Workflows not triggering
Incident Report for Alloy
Postmortem

Post Mortem details for the Major Incident affecting Workflows on 08/04/2024.

Incident summary: Customer Workflows failed to trigger due to the Task Executor failing.

Root cause: The problem started on Saturday 6th April. The Task Executer failed due to high frequency layer build errors. By Sunday this had escalated to 100% memory usage, which then caused some tasks to fail.

Resolution and recovery: We identified the root cause and resolved this via an emergency patch on Monday 8th April. All Workflows that did not trigger were then requeued for processing. We have a fix being worked on to provide a permanent fix, however the patch on Monday fully resolved the MI.
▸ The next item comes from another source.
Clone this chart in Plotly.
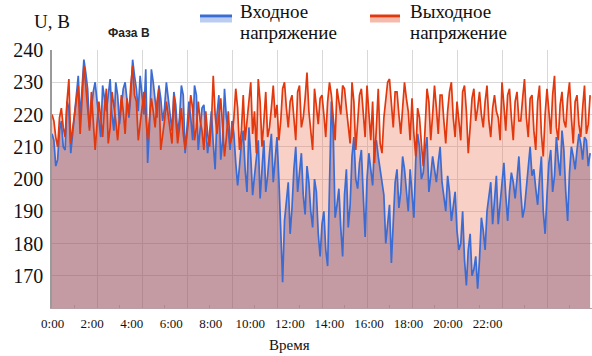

Corrective and preventative measures: We have created additional alerts that will notify us if this issue occurs again; this will allow us to resolve any memory problems quickly, before the threshold is breached and tasks start to fail.

Posted Apr 11, 2024 - 18:16 UTC

Resolved
An issue regarding workflows not triggering has been resolved as of 09:45 this morning. All workflows that did not trigger have been requeued and are currently being processed. We will add the full Post Mortem within 5 working days
Posted Apr 08, 2024 - 09:30 UTC
This incident affected: UK (Task Executor).